Figure 13 shows the RMSE of SWH presented in WMO and ECMWF [
23]. In this study, the results of predicting the ocean weather after three days using the proposed model were presented in
Section 4.4 (Case 5). As a result of predicting the ocean weather after three days using the proposed method in Case 5, the error was 0.22 m for MWH, 0.48 s for MWP, 2.46 m/s for WU, and 2.24 m/s for WV, respectively. It can be seen that it shows a similar error rate presented by WMO and ECMWF (2020). Therefore, if there is no experience to make a numerical prediction model for the ocean weather, the proposed method is expected to be helpful.
4.5. Prediction Results of Worldwide Ocean Weather
We proposed a learning model for predicting ocean weather using the ConvLSTM model and denoising AutoEncoder. In addition, through the case studies in
Section 4.4, the accuracy of the learning models according to various look back and look forward ranges was compared and analyzed. Based on the comparison, the model used in Case 9 was applied to training the models worldwide. As described in
Section 3.2, the eight parameters of data used in this study consist of data that have 6-h intervals and spatial intervals of 0.75° in longitude and latitude. If the 0.75° interval data are used for one region shown in
Figure 11, an image size of 120 × 30 pixels should be applied. This induced practical difficulty in training because of the specifications of
Table 3 in terms of memory. Therefore, data were organized at intervals of 1.5° in longitude and latitude. Finally, training was performed using an image of 60 × 30 pixels per area.
In addition, as described in
Section 4.4, three models per area in the 12 areas were used for prediction, and 36 prediction models were used to predict the ocean weather worldwide. In the case of look back, 84 days of data (12 weeks) was used, and a model for predicting after 7 days was constructed.

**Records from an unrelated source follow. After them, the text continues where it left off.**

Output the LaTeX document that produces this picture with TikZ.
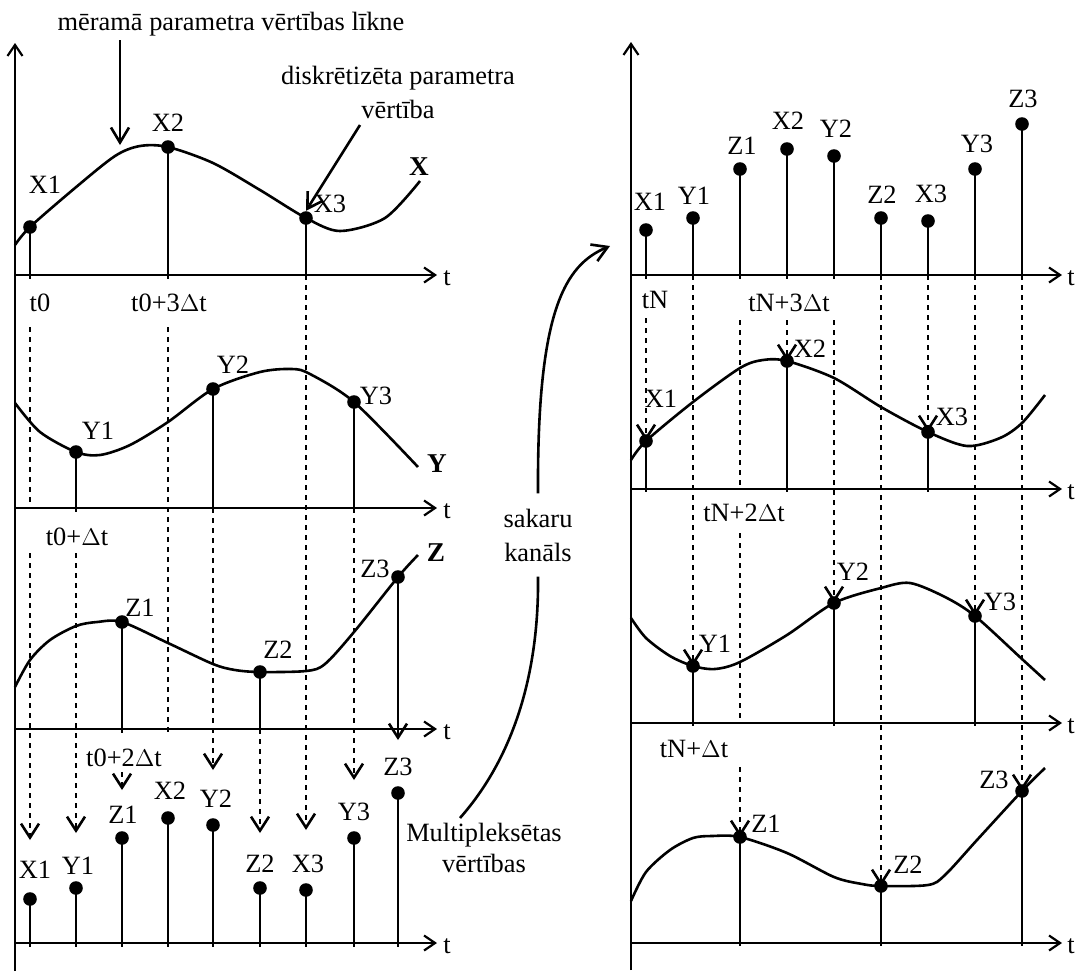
\documentclass[tikz,border=0pt]{standalone}
\usepackage{fontspec}
\setmainfont{Liberation Serif}
\usetikzlibrary{arrows.meta}

\tikzset{
  lbl/.style={font=\fontsize{13.2}{15.5}\selectfont, inner sep=0pt},
  boldlbl/.style={font=\fontsize{13.6}{15.5}\selectfont\bfseries, inner sep=0pt},
  curve/.style={line width=1.3pt, line join=round},
  stem/.style={line width=1.3pt},
  guide/.style={line width=1.3pt, dash pattern=on 2.6pt off 2.4pt},
  dropto/.style={guide, -{Straight Barb[length=7pt,width=9pt]}},
  solidto/.style={line width=1.3pt, -{Straight Barb[length=7pt,width=9pt]}},
  axisline/.style={line width=1.1pt, -{Straight Barb[length=5.5pt,width=7.5pt]}},
  pointer/.style={line width=1.3pt, -{Straight Barb[length=7.5pt,width=9pt]}},
  dot/.style={circle, fill=black, minimum size=6.8pt, inner sep=0pt},
}

\begin{document}
\begin{tikzpicture}[x=0.5pt,y=-0.5pt]
\useasboundingbox (0,0) rectangle (1078,971);

% ---------------- left column: sampled signals X, Y, Z ----------------
\draw[axisline] (15,971) -- (15,43);
\foreach \ay in {275,508,729,943}{
  \draw[axisline] (15,\ay) -- (437,\ay);
  \node[lbl] at (447,\ay+3) {t};
}

% sample points
\node[dot] (lx1) at (30,227) {};
\node[dot] (lx2) at (168,147) {};
\node[dot] (lx3) at (306,218) {};
\node[dot] (ly1) at (76,452) {};
\node[dot] (ly2) at (213,389) {};
\node[dot] (ly3) at (354,402) {};
\node[dot] (lz1) at (122,622) {};
\node[dot] (lz2) at (260,672) {};
\node[dot] (lz3) at (398,577) {};

% curves
\draw[curve] plot[smooth, tension=0.5] coordinates {(15,245) (lx1.center) (75,188) (115,156) (140,146) (lx2.center) (213,163) (260,190) (lx3.center) (340,231) (385,218) (420,181)};
\draw[curve] plot[smooth, tension=0.5] coordinates {(15,403) (40,432) (ly1.center) (100,455) (130,445) (168,422) (ly2.center) (260,372) (292,369) (310,374) (ly3.center) (418,467)};
\draw[curve] plot[smooth, tension=0.5] coordinates {(15,687) (30,660) (50,640) (76,626) (97,622) (lz1.center) (168,643) (213,664) (235,670) (lz2.center) (306,671) (325,664) (354,632) (lz3.center) (418,555)};

% stems
\draw[stem] (lx1.center) -- (30,279);
\draw[stem] (lx2.center) -- (168,279);
\draw[stem] (lx3.center) -- (306,279);
\draw[stem] (ly1.center) -- (76,512);
\draw[stem] (ly2.center) -- (213,512);
\draw[stem] (ly3.center) -- (354,512);
\draw[stem] (lz1.center) -- (122,733);
\draw[stem] (lz2.center) -- (260,733);

% labels
\node[lbl] at (45,185) {X1};
\node[lbl] at (168,123) {X2};
\node[lbl] at (330,204) {X3};
\node[boldlbl] at (419,167) {X};
\node[lbl] at (98,431) {Y1};
\node[lbl] at (233,365) {Y2};
\node[lbl] at (376,396) {Y3};
\node[boldlbl] at (437,464) {Y};
\node[lbl] at (140,608) {Z1};
\node[lbl] at (278,650) {Z2};
\node[lbl] at (375,569) {Z3};
\node[boldlbl] at (436,553) {Z};
\node[lbl] at (40,303) {t0};
\node[lbl] at (169,303) {t0+3$\Delta$t};
\node[lbl] at (77,537) {t0+$\Delta$t};
\node[lbl] at (124,758) {t0+2$\Delta$t};

% multiplexed sequence
\node[dot] (mx1) at (30,899) {};
\node[dot] (my1) at (76,888) {};
\node[dot] (mz1) at (122,838) {};
\node[dot] (mx2) at (168,818) {};
\node[dot] (my2) at (213,825) {};
\node[dot] (mz2) at (260,888) {};
\node[dot] (mx3) at (306,890) {};
\node[dot] (my3) at (354,838) {};
\node[dot] (mz3) at (398,793) {};
\foreach \n/\x in {mx1/30,my1/76,mz1/122,mx2/168,my2/213,mz2/260,mx3/306,my3/354,mz3/398}
  \draw[stem] (\n.center) -- (\x,947);
\node[lbl] at (35,870) {X1};
\node[lbl] at (78,866) {Y1};
\node[lbl] at (123,815) {Z1};
\node[lbl] at (170,791) {X2};
\node[lbl] at (216,799) {Y2};
\node[lbl] at (260,864) {Z2};
\node[lbl] at (308,864) {X3};
\node[lbl] at (354,812) {Y3};
\node[lbl] at (398,767) {Z3};

% sampling guides onto the multiplexed axis
\draw[guide] (30,327) -- (30,508);
\draw[dropto] (30,553) -- (30,840);
\draw[dropto] (76,553) -- (76,833);
\draw[dropto] (122,772) -- (122,790);
\draw[guide] (168,327) -- (168,733);
\draw[dropto] (213,508) -- (213,770);
\draw[dropto] (260,729) -- (260,833);
\draw[dropto] (306,275) -- (306,830);
\draw[dropto] (354,508) -- (354,780);
\draw[solidto] (lz3.center) -- (398,740);

% annotations
\node[lbl] (title) at (231,24) {mēramā parametra vērtības līkne};
\coordinate (curvetop) at (120,145);
\draw[pointer] ([yshift=-2pt]title.south -| curvetop) -- (curvetop);
\node[lbl, align=center, font=\fontsize{13.2}{17}\selectfont] (disk) at (398,92) {diskrētizēta parametra\\vērtība};
\coordinate (diskstart) at (360,125);
\draw[pointer] (diskstart) -- (lx3.north);
\node[lbl, align=center] (mux) at (484,848) {Multipleksētas\\vērtības};

% transmission channel
\node[lbl, align=center, font=\fontsize{13.2}{17}\selectfont, inner ysep=7.5pt] (chan) at (538,535) {sakaru\\kanāls};
\coordinate (chanfoot) at (460,818);
\coordinate (chanhead) at (610,246);
\draw[curve] (chanfoot) .. controls (520,750) and (539,660) .. (chan.south);
\draw[pointer] (chan.north) .. controls (537,310) and (565,265) .. (chanhead);

% ---------------- right column: received and demultiplexed ----------------
\draw[axisline] (631,970) -- (631,42);
\foreach \ay in {275,489,723,943}{
  \draw[axisline] (631,\ay) -- (1062,\ay);
  \node[lbl] at (1071,\ay+3) {t};
}

% received sequence
\node[dot] (sx1) at (646,230) {};
\node[dot] (sy1) at (693,218) {};
\node[dot] (sz1) at (740,169) {};
\node[dot] (sx2) at (787,149) {};
\node[dot] (sy2) at (834,156) {};
\node[dot] (sz2) at (881,218) {};
\node[dot] (sx3) at (928,221) {};
\node[dot] (sy3) at (975,169) {};
\node[dot] (sz3) at (1022,124) {};
\foreach \n/\x in {sx1/646,sy1/693,sz1/740,sx2/787,sy2/834,sz2/881,sx3/928,sy3/975,sz3/1022}
  \draw[stem] (\n.center) -- (\x,279);
\node[lbl] at (650,202) {X1};
\node[lbl] at (694,196) {Y1};
\node[lbl] at (742,146) {Z1};
\node[lbl] at (788,121) {X2};
\node[lbl] at (836,129) {Y2};
\node[lbl] at (882,195) {Z2};
\node[lbl] at (931,194) {X3};
\node[lbl] at (977,144) {Y3};
\node[lbl] at (1023,99) {Z3};
\node[lbl] at (655,300) {tN};
\node[lbl] at (789,303) {tN+3$\Delta$t};
\node[lbl] at (744,513) {tN+2$\Delta$t};
\node[lbl] at (694,749) {tN+$\Delta$t};

% restored samples
\node[dot] (rx1) at (646,441) {};
\node[dot] (rx2) at (787,361) {};
\node[dot] (rx3) at (928,432) {};
\node[dot] (ry1) at (693,666) {};
\node[dot] (ry2) at (834,603) {};
\node[dot] (ry3) at (975,616) {};
\node[dot] (rz1) at (740,837) {};
\node[dot] (rz2) at (881,886) {};
\node[dot] (rz3) at (1022,791) {};

\draw[curve] plot[smooth, tension=0.5] coordinates {(631,460) (rx1.center) (693,402) (740,368) (763,360) (rx2.center) (834,378) (881,407) (rx3.center) (967,446) (1000,438) (1022,423) (1045,395)};
\draw[curve] plot[smooth, tension=0.5] coordinates {(631,618) (646,638) (670,656) (ry1.center) (715,669) (740,662) (787,635) (ry2.center) (881,588) (910,583) (945,597) (ry3.center) (1022,659) (1045,680)};
\draw[curve] plot[smooth, tension=0.5] coordinates {(631,901) (646,872) (670,850) (693,838) (712,836) (rz1.center) (787,853) (834,877) (862,884) (rz2.center) (928,885) (945,875) (977,840) (rz3.center) (1045,768)};

\draw[stem] (rx1.center) -- (646,492);
\draw[stem] (rx2.center) -- (787,492);
\draw[stem] (rx3.center) -- (928,492);
\draw[stem] (ry1.center) -- (693,726);
\draw[stem] (ry2.center) -- (834,726);
\draw[stem] (ry3.center) -- (975,726);
\draw[stem] (rz1.center) -- (740,946);
\draw[stem] (rz2.center) -- (881,946);
\draw[stem] (rz3.center) -- (1022,946);

\node[lbl] at (661,399) {X1};
\node[lbl] at (810,349) {X2};
\node[lbl] at (952,417) {X3};
\node[lbl] at (715,644) {Y1};
\node[lbl] at (853,572) {Y2};
\node[lbl] at (1000,602) {Y3};
\node[lbl] at (766,824) {Z1};
\node[lbl] at (908,865) {Z2};
\node[lbl] at (994,780) {Z3};

% demultiplexing guides
\draw[dropto] (646,318) -- (rx1.center);
\draw[dropto] (693,275) -- (ry1.center);
\draw[guide] (740,320) -- (740,486);
\draw[guide] (740,533) -- (740,718);
\draw[dropto] (740,767) -- (rz1.center);
\draw[dropto] (787,320) -- (rx2.center);
\draw[dropto] (834,320) -- (ry2.center);
\draw[dropto] (881,275) -- (rz2.center);
\draw[dropto] (928,275) -- (rx3.center);
\draw[dropto] (975,275) -- (ry3.center);
\draw[dropto] (1022,275) -- (rz3.center);
\end{tikzpicture}
\end{document}
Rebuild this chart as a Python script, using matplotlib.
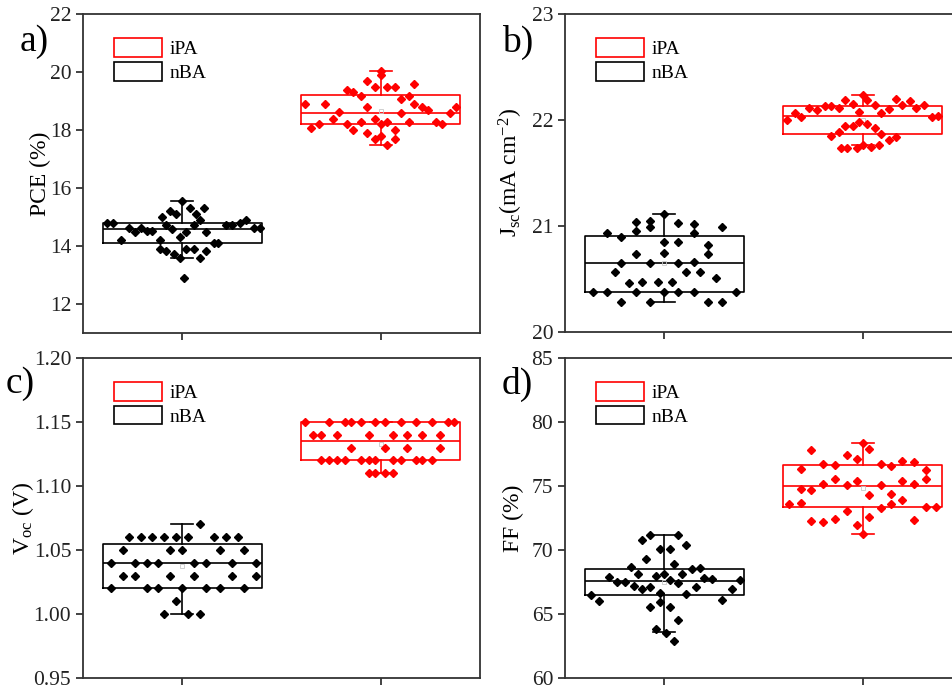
import numpy as np
import matplotlib
matplotlib.use("Agg")
import matplotlib.pyplot as plt
from matplotlib.patches import Patch

plt.rcParams["font.family"] = ["Liberation Serif", "DejaVu Serif"]
plt.rcParams["mathtext.fontset"] = "custom"
plt.rcParams["mathtext.rm"] = "Liberation Serif"
plt.rcParams["mathtext.it"] = "Liberation Serif:italic"

# -------------------------
# data (x = jitter offset from box centre)
# -------------------------
groups = ["nBA", "iPA"]
colors = ["black", "red"]

# a) PCE (%)
a_nba_x = [-0.38, -0.35, -0.31, -0.27, -0.24, -0.21, -0.18, -0.15, -0.11, -0.11, -0.10, -0.08, -0.08, -0.06,
           -0.05, -0.04, -0.03, -0.01, -0.01, 0.00, 0.01, 0.02, 0.02, 0.04, 0.06, 0.06, 0.07, 0.09, 0.09, 0.11,
           0.12, 0.12, 0.16, 0.18, 0.22, 0.25, 0.29, 0.32, 0.36, 0.39]
a_nba_y = [14.81, 14.81, 14.21, 14.61, 14.49, 14.61, 14.51, 14.51, 14.21, 13.91, 15.01, 14.71, 13.82, 15.22,
           14.60, 13.71, 15.12, 14.30, 13.59, 15.55, 12.90, 14.49, 13.91, 15.31, 14.71, 13.91, 15.10, 14.90, 13.59,
           15.31, 14.49, 13.82, 14.12, 14.12, 14.71, 14.71, 14.81, 14.90, 14.61, 14.61]
a_ipa_x = [-0.38, -0.35, -0.31, -0.28, -0.24, -0.21, -0.17, -0.17, -0.14, -0.14, -0.10, -0.10, -0.07, -0.07,
           -0.07, -0.03, -0.03, -0.03, 0.00, 0.00, 0.00, 0.00, 0.03, 0.03, 0.03, 0.07, 0.07, 0.07, 0.10, 0.10,
           0.14, 0.14, 0.17, 0.17, 0.21, 0.24, 0.28, 0.31, 0.35, 0.38]
a_ipa_y = [18.90, 18.08, 18.19, 18.90, 18.39, 18.61, 19.39, 18.19, 19.30, 17.99, 19.18, 18.29, 19.69, 18.78,
           17.90, 19.48, 18.39, 17.69, 19.89, 20.04, 18.19, 17.78, 19.48, 18.29, 17.49, 19.48, 17.99, 17.69, 19.08,
           18.59, 19.18, 18.29, 19.58, 18.90, 18.78, 18.70, 18.29, 18.19, 18.59, 18.78]

# b) Jsc (mA cm-2)
b_nba_x = [-0.36, -0.29, -0.29, -0.25, -0.22, -0.22, -0.22, -0.18, -0.14, -0.14, -0.14, -0.14, -0.11, -0.07,
           -0.07, -0.07, -0.07, -0.03, 0.00, 0.00, 0.00, 0.00, 0.04, 0.07, 0.07, 0.07, 0.07, 0.11, 0.15, 0.15,
           0.15, 0.15, 0.18, 0.22, 0.22, 0.22, 0.26, 0.29, 0.29, 0.36]
b_nba_y = [20.38, 20.38, 20.93, 20.57, 20.90, 20.65, 20.28, 20.46, 21.04, 20.95, 20.74, 20.38, 20.47, 21.05,
           20.99, 20.65, 20.28, 20.47, 21.11, 20.85, 20.75, 20.38, 20.47, 21.03, 20.85, 20.65, 20.38, 20.57, 21.02,
           20.93, 20.66, 20.38, 20.57, 20.82, 20.74, 20.28, 20.51, 20.99, 20.28, 20.38]
b_ipa_x = [-0.38, -0.34, -0.31, -0.27, -0.23, -0.19, -0.16, -0.16, -0.12, -0.12, -0.11, -0.09, -0.09, -0.08,
           -0.05, -0.05, -0.03, -0.02, -0.02, 0.00, 0.00, 0.02, 0.02, 0.04, 0.06, 0.06, 0.08, 0.09, 0.09, 0.13,
           0.13, 0.17, 0.17, 0.20, 0.24, 0.27, 0.31, 0.35, 0.38]
b_ipa_y = [22.00, 22.07, 22.03, 22.11, 22.09, 22.13, 22.13, 21.85, 22.11, 21.89, 21.74, 22.19, 21.94, 21.74,
           22.15, 21.94, 21.74, 22.08, 21.98, 22.24, 21.76, 22.19, 21.96, 21.75, 22.14, 21.92, 21.76, 22.07, 21.87,
           22.10, 21.81, 22.20, 21.84, 22.14, 22.18, 22.11, 22.14, 22.03, 22.04]

# c) Voc (V)
c_nba_x = [-0.27, -0.21, -0.15, -0.09, -0.03, 0.03, 0.16, 0.22, 0.28,
           0.09,
           -0.30, -0.06, 0.00, 0.19, 0.31,
           -0.36, -0.24, -0.18, -0.12, 0.06, 0.12, 0.25, 0.37,
           -0.30, -0.24, -0.06, 0.06, 0.25, 0.37,
           -0.36, -0.18, -0.12, 0.00, 0.12, 0.19, 0.31,
           -0.03,
           -0.09, 0.03, 0.09]
c_nba_y = [1.06] * 9 + [1.07] + [1.05] * 5 + [1.04] * 8 + [1.03] * 6 + [1.02] * 7 + [1.01] + [1.00] * 3
c_ipa_x = [-0.38, -0.26, -0.18, -0.15, -0.10, -0.03, 0.02, 0.10, 0.18, 0.26, 0.34, 0.37,
           -0.34, -0.30, -0.22, -0.06, 0.06, 0.13, 0.21, 0.30,
           -0.15, 0.02, 0.13, 0.30,
           -0.30, -0.26, -0.22, -0.18, -0.10, -0.06, -0.03, 0.06, 0.10, 0.18, 0.21, 0.26,
           -0.06, -0.03, 0.02, 0.06]
c_ipa_y = [1.15] * 12 + [1.14] * 8 + [1.13] * 4 + [1.12] * 12 + [1.11] * 4

# d) FF (%)
d_nba_x = [-0.37, -0.33, -0.28, -0.24, -0.20, -0.17, -0.15, -0.13, -0.11, -0.11, -0.09, -0.07, -0.07, -0.07,
           -0.04, -0.04, -0.02, -0.02, -0.02, 0.00, 0.01, 0.03, 0.03, 0.03, 0.05, 0.05, 0.07, 0.07, 0.07, 0.09,
           0.11, 0.11, 0.14, 0.16, 0.18, 0.20, 0.24, 0.29, 0.34, 0.38]
d_nba_y = [66.45, 65.98, 67.86, 67.50, 67.50, 68.64, 67.19, 68.13, 70.81, 66.95, 69.30, 71.15, 67.13, 65.56,
           67.99, 63.86, 70.06, 65.93, 66.61, 68.13, 63.53, 70.06, 67.66, 65.56, 68.91, 62.90, 71.15, 67.40, 64.52,
           68.13, 70.37, 66.56, 68.54, 67.13, 68.59, 67.81, 67.73, 66.11, 66.95, 67.66]
d_ipa_x = [-0.37, -0.31, -0.31, -0.31, -0.26, -0.26, -0.26, -0.20, -0.20, -0.20, -0.14, -0.14, -0.14, -0.08,
           -0.08, -0.08, -0.03, -0.03, -0.03, 0.00, 0.00, 0.03, 0.03, 0.03, 0.09, 0.09, 0.09, 0.14, 0.14, 0.14,
           0.20, 0.20, 0.20, 0.26, 0.26, 0.26, 0.32, 0.32, 0.32, 0.37]
d_ipa_y = [73.56, 76.30, 74.73, 73.69, 77.84, 74.66, 72.25, 76.74, 75.18, 72.17, 76.64, 75.52, 72.43, 77.42,
           75.10, 73.03, 77.11, 75.36, 71.96, 78.36, 71.26, 77.92, 74.26, 72.56, 76.69, 75.05, 73.27, 76.59, 74.40,
           73.61, 76.95, 75.38, 73.93, 76.85, 75.13, 72.36, 76.25, 75.52, 73.35, 73.35]

# box statistics as drawn: q1, median, q3, whisker low, whisker high
a_box = [[14.12, 14.60, 14.81, 13.59, 15.55], [18.19, 18.59, 19.19, 17.49, 20.04]]
b_box = [[20.38, 20.65, 20.91, 20.28, 21.11], [21.87, 22.04, 22.13, 21.76, 22.24]]
c_box = [[1.02, 1.04, 1.055, 1.00, 1.07], [1.12, 1.135, 1.15, 1.11, 1.15]]
d_box = [[66.50, 67.58, 68.54, 63.58, 71.15], [73.35, 75.00, 76.61, 71.26, 78.36]]

panels = [
    ("a)", r"PCE (%)", (11, 22), np.arange(12, 23, 2), "%d",
     [(a_nba_x, a_nba_y), (a_ipa_x, a_ipa_y)], a_box),
    ("b)", r"J$_{\rm sc}$(mA cm$^{-2}$)", (20, 23), np.arange(20, 24, 1), "%d",
     [(b_nba_x, b_nba_y), (b_ipa_x, b_ipa_y)], b_box),
    ("c)", r"V$_{\rm oc}$ (V)", (0.95, 1.20), np.arange(0.95, 1.201, 0.05), "%.2f",
     [(c_nba_x, c_nba_y), (c_ipa_x, c_ipa_y)], c_box),
    ("d)", r"FF (%)", (60, 85), np.arange(60, 86, 5), "%d",
     [(d_nba_x, d_nba_y), (d_ipa_x, d_ipa_y)], d_box),
]

# -------------------------
# figure
# -------------------------
W, H = 953, 693
fig = plt.figure(figsize=(W / 100, H / 100), dpi=100)

# axes boxes in pixels: left, top, right, bottom
rects = [(83, 14, 480, 333), (565, 14, 962, 332), (83, 358, 480, 678), (565, 358, 962, 678)]
letter_xy = [(20, 42), (502, 42), (6, 384), (502, 384)]
ylabel_x = [51, 525, 36, 524]

for i, (letter, ylab, ylim, yticks, fmt, pts, box) in enumerate(panels):
    l, t, r, b = rects[i]
    ax = fig.add_axes([l / W, 1 - b / H, (r - l) / W, (b - t) / H])

    for j in range(2):
        xs = np.array(pts[j][0]) + (j + 1)
        ys = np.array(pts[j][1])
        q1, med, q3, lo, hi = box[j]
        st = dict(q1=q1, med=med, q3=q3, whislo=lo, whishi=hi, mean=ys.mean(), fliers=[])
        ax.bxp([st], positions=[j + 1], widths=0.8, capwidths=0.11, showmeans=True,
               boxprops=dict(color=colors[j], lw=1.2),
               medianprops=dict(color=colors[j], lw=1.2),
               whiskerprops=dict(color=colors[j], lw=1.2),
               capprops=dict(color=colors[j], lw=1.2),
               meanprops=dict(marker="s", markersize=3, markerfacecolor="none",
                              markeredgecolor="#c8c8c8", markeredgewidth=0.6))
        ax.plot(xs, ys, ls="none", marker="D", markersize=4.2, color=colors[j], zorder=3)

    ax.set_xlim(0.5, 2.5)
    ax.set_ylim(*ylim)
    ax.set_xticks([1, 2])
    ax.set_xticklabels([])
    ax.set_yticks(yticks)
    ax.set_yticklabels([fmt % v for v in yticks])
    ax.tick_params(direction="out", length=5, width=1.2, labelsize=15.5, colors="#222222")
    for s in ax.spines.values():
        s.set_linewidth(1.3)
        s.set_color("#333333")

    ax.set_ylabel(ylab, fontsize=17)
    ax.yaxis.set_label_coords((ylabel_x[i] - l) / (r - l), 0.5)

    handles = [Patch(facecolor="white", edgecolor="red", lw=1.2),
               Patch(facecolor="white", edgecolor="black", lw=1.2)]
    ax.legend(handles, ["iPA", "nBA"], loc="upper left", frameon=False, fontsize=14,
              bbox_to_anchor=(31 / (r - l), 1 - 24 / (b - t)), borderpad=0, borderaxespad=0,
              handlelength=2.45, handleheight=1.1, handletextpad=0.4, labelspacing=0.2)

    fig.text(letter_xy[i][0] / W, 1 - letter_xy[i][1] / H, letter, fontsize=27,
             ha="left", va="center")

fig.savefig("out.png", dpi=100)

Table 6 shows the prediction accuracy for the eight parameters of ocean weather in the 12 areas.
In
Table 6, the area with the lowest error is shown in blue, and the area with the highest error is shown in red, for each parameter of ocean weather. In addition, the area with the lowest average error was marked with blue shade, and the area with the highest error was marked with a red shade. The average error for the eight parameters of data worldwide was 6.7%, and the results were quite different in each area, ranging from 4.1% to 9.7%. When comparing the error rates for each area, it can be seen that Areas 1, 3, 4, and 6 have higher average errors than the other areas. This is because it is challenging to consider spatial influences in learning because the land is included in these areas. However, in Areas 10 and 11, the error rate is significantly higher than in other areas, even though these areas contain little land. This is because, despite the fact that the area includes a large ocean area, the ocean weather varied so much that the learning model could not grasp the pattern correctly.
By analyzing the error rate for each type of data, the error rate of the current is significantly lower than that of the other types. In this study, the HYCOM data were used for training the CU and CV, and the data range was relatively short (4.4 years data) compared with the ECMWF data. However, the error rate was low compared with the other types of data. It was expected to be easy for the learning model to grasp the pattern because the current is relatively small, and there is little change compared with the other data. Conversely, in the case of MWD, the error rate was significantly higher than that of other data, which may have occurred because the fluctuation range is very severe and there is no periodicity relative to the other types of data.